Singapore

The Introduction and Dissemination of English in Singapore and Malaysia

George P. Landow, Professor of English and Art History, Brown University

The widespread use of the English language in the nations now known as Singapore and Malaysia derives from the period of British colonial rule, which began in the 1820s. According to the "Brief History of Singaporean and Malaysian English," which appears in the 1997 edition of The Times-Chambers Essential English Dictionary, which draws upon Gupta's work listed below, English "was seen as the gateway to membership of the elite under the colonial government," and within a decade of the extension of the British Empire to include this area of South Asia, "Schools using English as their medium for teaching had already been established" (vi). Many of the first students at these schools were Eurasians, who spoke English at home, but Chinese students also attended in significantly large numbers. "The language common to all these children would have been Bazaar Malay or Baba Malay," which has therefore done much to shape informal Singaporean and Malaysian English.

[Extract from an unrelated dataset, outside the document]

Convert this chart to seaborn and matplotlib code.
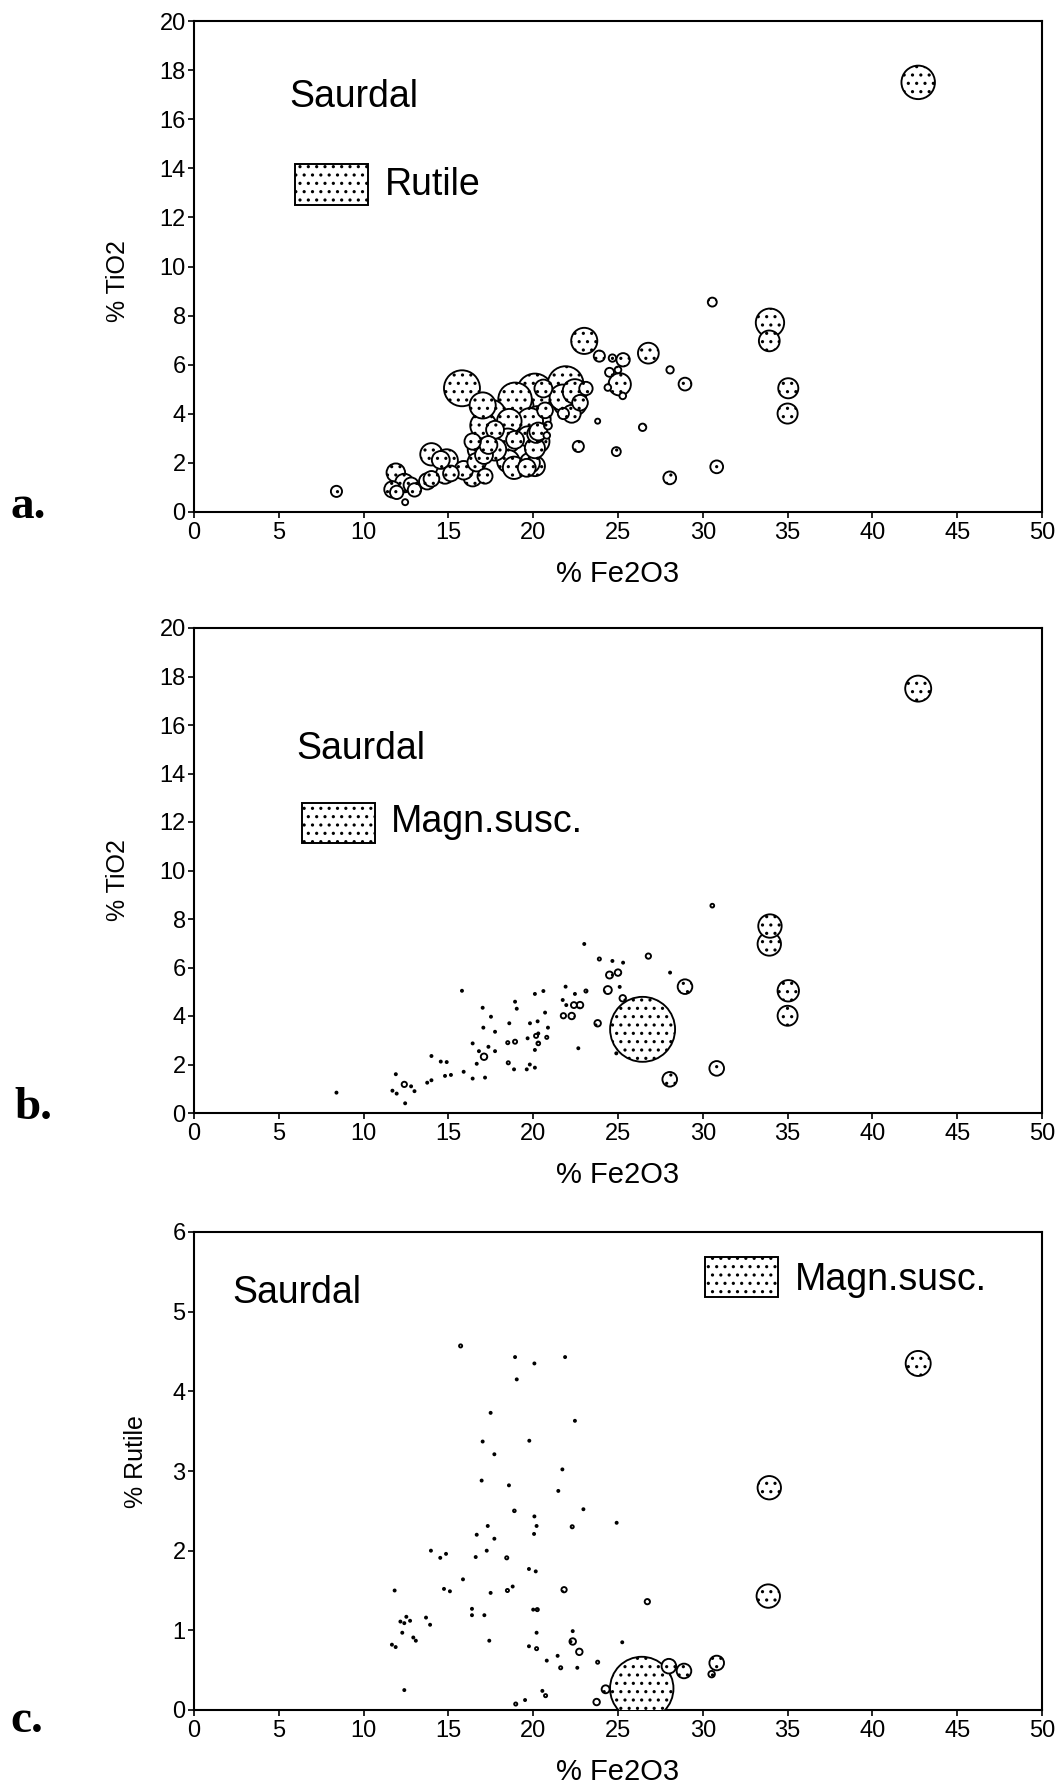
import numpy as np
import pandas as pd
import matplotlib
matplotlib.use("Agg")
import matplotlib.pyplot as plt
from matplotlib.patches import Rectangle
import seaborn as sns

# ---------------- data: panels a and b (same samples) ----------------
fe2o3_ab = [8.4, 11.9, 11.7, 11.95, 12.45, 12.4, 12.8, 13.0, 13.75, 14.0,
            14.0, 14.55, 14.9, 14.8, 15.15, 15.9, 15.8, 16.43, 16.43, 16.67,
            17.02, 17.06, 17.1, 17.16, 16.8, 17.36, 17.51, 17.75, 17.75, 18.5,
            18.53, 18.59, 18.93, 19.03, 18.93, 18.87, 19.62, 19.67, 19.81, 19.8,
            20.1, 20.1, 20.17, 20.26, 20.3, 20.3, 20.1, 20.6, 20.7, 20.8,
            20.87, 21.78, 21.74, 21.91, 21.95, 22.27, 22.4, 22.46, 22.76, 22.66,
            23.01, 23.11, 23.8, 23.9, 24.4, 24.5, 24.67, 25.0, 25.1, 25.28,
            25.3, 24.9, 26.45, 26.79, 28.07, 28.05, 28.95, 30.56, 30.82, 33.96,
            33.92, 35.04, 35.0, 42.7]
tio2_ab = [0.84, 1.6, 0.92, 0.8, 0.40, 1.18, 1.1, 0.9, 1.25, 1.35,
           2.35, 2.12, 2.1, 1.53, 1.57, 1.7, 5.04, 2.87, 1.42, 2.03,
           4.34, 3.52, 2.32, 1.46, 2.55, 2.73, 3.97, 3.35, 2.55, 2.9,
           2.07, 3.70, 4.59, 4.30, 2.94, 1.8, 1.80, 3.08, 3.70, 2.0,
           4.91, 2.6, 3.18, 3.78, 2.87, 3.28, 1.87, 5.03, 4.14, 3.12,
           3.52, 4.01, 4.66, 5.21, 4.45, 4.0, 4.45, 4.91, 4.45, 2.67,
           6.97, 5.03, 3.7, 6.35, 5.07, 5.69, 6.27, 5.79, 5.2, 4.73,
           6.2, 2.46, 3.45, 6.47, 5.79, 1.39, 5.21, 8.55, 1.84, 7.71,
           6.97, 5.04, 4.01, 17.5]
rutile_ab = [0.48, 1.33, 1.03, 0.69, 0.14, 1.33, 0.87, 0.69, 1.03, 0.95,
             1.93, 1.23, 1.93, 1.33, 0.95, 1.33, 5.38, 1.03, 1.33, 1.33,
             2.64, 2.64, 1.23, 0.87, 1.93, 1.23, 3.41, 1.23, 1.93, 2.33,
             1.93, 2.33, 4.34, 4.34, 1.23, 1.93, 1.23, 1.56, 2.64, 1.56,
             4.94, 1.56, 1.23, 2.64, 1.93, 1.23, 1.56, 1.23, 0.95, 0.17,
             0.24, 0.48, 2.64, 4.94, 2.64, 1.23, 2.64, 2.33, 0.95, 0.48,
             2.64, 0.69, 0.10, 0.48, 0.17, 0.31, 0.21, 0.17, 1.93, 0.17,
             0.69, 0.31, 0.21, 1.67, 0.21, 0.63, 0.63, 0.31, 0.63, 3.11,
             1.67, 1.56, 1.56, 4.34]
magsusc_ab = [0.03, 0.03, 0.03, 0.03, 0.03, 0.2, 0.03, 0.03, 0.03, 0.03,
              0.03, 0.03, 0.03, 0.03, 0.03, 0.03, 0.03, 0.03, 0.03, 0.03,
              0.03, 0.03, 0.3, 0.03, 0.03, 0.03, 0.03, 0.03, 0.03, 0.07,
              0.07, 0.03, 0.03, 0.03, 0.12, 0.03, 0.03, 0.03, 0.03, 0.03,
              0.03, 0.03, 0.12, 0.03, 0.1, 0.03, 0.03, 0.03, 0.03, 0.07,
              0.03, 0.2, 0.03, 0.03, 0.03, 0.3, 0.25, 0.03, 0.3, 0.03,
              0.03, 0.07, 0.3, 0.07, 0.45, 0.35, 0.03, 0.3, 0.03, 0.3,
              0.03, 0.03, 30.0, 0.2, 0.03, 1.52, 1.52, 0.1, 1.52, 3.89,
              3.89, 3.26, 2.84, 4.8]

# ---------------- data: panel c ----------------
fe2o3_c = [15.72, 18.93, 20.07, 21.88, 19.03, 17.49, 22.46, 17.02, 19.77, 17.71,
           21.72, 16.96, 18.57, 21.48, 18.89, 20.07, 22.96, 24.92, 20.2, 22.3,
           17.32, 16.67, 17.71, 17.26, 20.05, 13.97, 14.86, 14.52, 16.61, 18.44,
           19.75, 20.15, 15.86, 11.83, 14.74, 15.09, 17.49, 18.48, 18.79, 21.82,
           26.73, 16.39, 16.39, 17.12, 20.0, 20.24, 12.52, 12.17, 12.4, 12.74,
           13.68, 13.92, 22.33, 12.28, 20.2, 12.93, 13.08, 17.41, 22.33, 25.25,
           11.67, 11.89, 19.75, 20.2, 22.72, 21.44, 20.8, 23.8, 21.62, 22.6,
           12.4, 24.27, 20.54, 20.73, 23.74, 18.97, 19.52, 26.4, 28.0, 28.89,
           30.82, 30.52, 33.92, 33.86, 42.7]
rutile_c = [4.57, 4.43, 4.35, 4.43, 4.15, 3.73, 3.63, 3.37, 3.38, 3.21,
            3.02, 2.88, 2.82, 2.75, 2.5, 2.43, 2.52, 2.35, 2.31, 2.3,
            2.31, 2.2, 2.15, 2.0, 2.21, 2.0, 1.96, 1.91, 1.92, 1.91,
            1.77, 1.74, 1.64, 1.50, 1.52, 1.49, 1.47, 1.50, 1.55, 1.51,
            1.36, 1.27, 1.19, 1.19, 1.26, 1.26, 1.17, 1.11, 1.09, 1.12,
            1.16, 1.07, 0.99, 0.97, 0.97, 0.91, 0.87, 0.87, 0.86, 0.85,
            0.82, 0.79, 0.80, 0.77, 0.73, 0.68, 0.62, 0.6, 0.53, 0.53,
            0.25, 0.26, 0.24, 0.18, 0.1, 0.075, 0.125, 0.27, 0.55, 0.49,
            0.59, 0.45, 2.79, 1.43, 4.35]
magsusc_c = [0.07, 0.03, 0.03, 0.03, 0.03, 0.03, 0.03, 0.03, 0.03, 0.03,
             0.03, 0.03, 0.03, 0.03, 0.05, 0.03, 0.03, 0.03, 0.03, 0.07,
             0.03, 0.03, 0.03, 0.03, 0.03, 0.03, 0.03, 0.03, 0.03, 0.07,
             0.03, 0.03, 0.03, 0.03, 0.03, 0.03, 0.03, 0.07, 0.03, 0.2,
             0.2, 0.03, 0.03, 0.03, 0.03, 0.07, 0.03, 0.03, 0.03, 0.03,
             0.03, 0.03, 0.03, 0.03, 0.03, 0.03, 0.03, 0.03, 0.3, 0.03,
             0.03, 0.03, 0.03, 0.07, 0.3, 0.03, 0.03, 0.07, 0.07, 0.03,
             0.03, 0.45, 0.03, 0.07, 0.3, 0.07, 0.03, 28.6, 1.52, 1.52,
             1.52, 0.3, 3.89, 3.89, 4.45]

xticks = list(range(0, 51, 5))
yticks_ti = list(range(0, 21, 2))
yticks_ru = list(range(0, 7, 1))

# ---------------- style ----------------
sns.set_theme(style="ticks")
plt.rcParams['font.family'] = ['Liberation Sans', 'DejaVu Sans']
plt.rcParams.update({
    'axes.edgecolor': 'black', 'axes.linewidth': 1.5,
    'xtick.color': 'black', 'ytick.color': 'black',
    'xtick.labelcolor': 'black', 'ytick.labelcolor': 'black',
    'xtick.major.size': 4.5, 'ytick.major.size': 4.5,
    'xtick.major.width': 1.2, 'ytick.major.width': 1.2,
    'xtick.major.pad': 2.5, 'ytick.major.pad': 1.5,
    'xtick.labelsize': 17, 'ytick.labelsize': 17,
    'hatch.linewidth': 1.1, 'hatch.color': 'black',
    'axes.facecolor': 'white', 'figure.facecolor': 'white',
})

fig = plt.figure(figsize=(10.62, 17.86), dpi=100)
L, W = 194 / 1062, 848 / 1062
axA = fig.add_axes([L, (1786 - 512) / 1786, W, 491 / 1786])
axB = fig.add_axes([L, (1786 - 1113) / 1786, W, 485 / 1786])
axC = fig.add_axes([L, (1786 - 1710) / 1786, W, 478 / 1786])


def bubbles(ax, x, y, v, smax, vmax):
    df = pd.DataFrame({'x': x, 'y': y, 'v': v}).sort_values('v', ascending=False)
    sns.scatterplot(data=df, x='x', y='y', size='v', sizes=(0, smax),
                    size_norm=(0, vmax), facecolor='white', edgecolor='black',
                    linewidth=1.35, hatch='..', legend=False, ax=ax, zorder=3)


bubbles(axA, fe2o3_ab, tio2_ab, rutile_ab, 670, 5)
bubbles(axB, fe2o3_ab, tio2_ab, magsusc_ab, 72.9 * 30, 30)
bubbles(axC, fe2o3_c, rutile_c, magsusc_c, 72.9 * 30, 30)

for ax, yt, ylab, lc in [(axA, yticks_ti, '% TiO2', (-0.075, 0.47)),
                         (axB, yticks_ti, '% TiO2', (-0.075, 0.48)),
                         (axC, yticks_ru, '% Rutile', (-0.054, 0.52))]:
    ax.set_xlim(0, 50)
    ax.set_ylim(yt[0], yt[-1])
    ax.set_xticks(xticks)
    ax.set_yticks(yt)
    ax.set_xlabel('% Fe2O3', fontsize=21, labelpad=12, color='black')
    ax.set_ylabel(ylab, fontsize=18, color='black')
    ax.yaxis.set_label_coords(*lc)
    for sp in ax.spines.values():
        sp.set_visible(True)


def legend_box(ax, tx, ty, rx, ry, label, lx, ly):
    ax.text(tx, ty, 'Saurdal', transform=ax.transAxes, fontsize=27,
            ha='left', va='center', color='black')
    ax.add_patch(Rectangle((rx, ry), 0.086, 0.083, transform=ax.transAxes,
                           facecolor='white', edgecolor='black', hatch='..',
                           lw=1.4, zorder=4, clip_on=False))
    ax.text(lx, ly, label, transform=ax.transAxes, fontsize=27,
            ha='left', va='center', color='black')


legend_box(axA, 0.112, 0.845, 0.119, 0.625, 'Rutile', 0.225, 0.666)
legend_box(axB, 0.121, 0.751, 0.127, 0.557, 'Magn.susc.', 0.232, 0.599)
legend_box(axC, 0.045, 0.872, 0.603, 0.864, 'Magn.susc.', 0.709, 0.900)

for lab, yy, xx in [('a.', 0.710, 0.010), ('b.', 0.3735, 0.014), ('c.', 0.030, 0.010)]:
    fig.text(xx, yy, lab, fontsize=34, fontweight='bold',
             family='Liberation Serif', va='baseline', ha='left', color='black')

fig.savefig('out.png', dpi=100)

As time went on, more Chinese who spoke Cantonese or Hokkien as their native tongue attended these English-language schools, and by the end of the nineteenth century and beginning of the twentieth, Chinese and Indian girls also enrolled, as did a number of Malay speakers. "From the early part of the 20th century, therefore, English was beginning to be used as a native language by the children of those who had attended English-medium schools (especially the Straits Chinese and middle-class Indians" (vi).

References

The Times-Chambers Essential English Dictionary (TCEED2). 2nd edition. Singapore: Federal Publications/Chambers-Harrap, 1997.

Gupta, Anthea Fraser. The Step-Tongue: Children's English in Singapore. Clevedon: Multilingual Matters, 1994.